Parameterized Complexity of Maximum Edge Colorable Subgraph

Abstract

A graph H is p-edge colorable if there is a coloring \(\psi : E(H) \rightarrow \{1,2,\dots ,p\}\), such that for distinct \(uv, vw \in E(H)\), we have \(\psi (uv) \ne \psi (vw)\). The Maximum Edge-Colorable Subgraph problem takes as input a graph G and integers l and p, and the objective is to find a subgraph H of G and a p-edge-coloring of H, such that \(|E(H)| \ge l\). We study the above problem from the viewpoint of Parameterized Complexity. We obtain FPT algorithms when parameterized by: (1) the vertex cover number of G, by using Integer Linear Programming, and (2) l, a randomized algorithm via a reduction to Rainbow Matching, and a deterministic algorithm by using color coding, and divide and color.
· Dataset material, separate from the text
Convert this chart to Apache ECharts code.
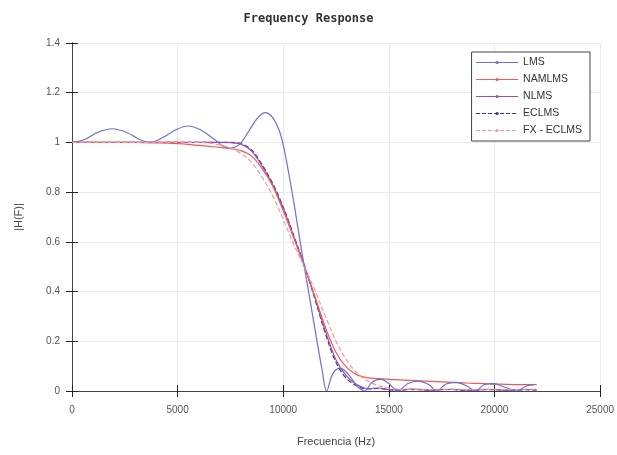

With respect to the parameters \(p+k\), where k is one of the following: (1) the solution size, l, (2) the vertex cover number of G, and (3) \(l - {\texttt {mm}}(G)\), where \({\texttt {mm}}(G)\) is the size of a maximum matching in G; we show that the (decision version of the) problem admits a kernel with \({\mathcal {O}}(k \cdot p)\) vertices. Furthermore, we show that there is no kernel of size \({\mathcal {O}}(k^{1-\epsilon } \cdot f(p))\), for any \(\epsilon > 0\) and computable function f, unless \({\textsf {NP}}\subseteq \textsf {coNP/poly}\).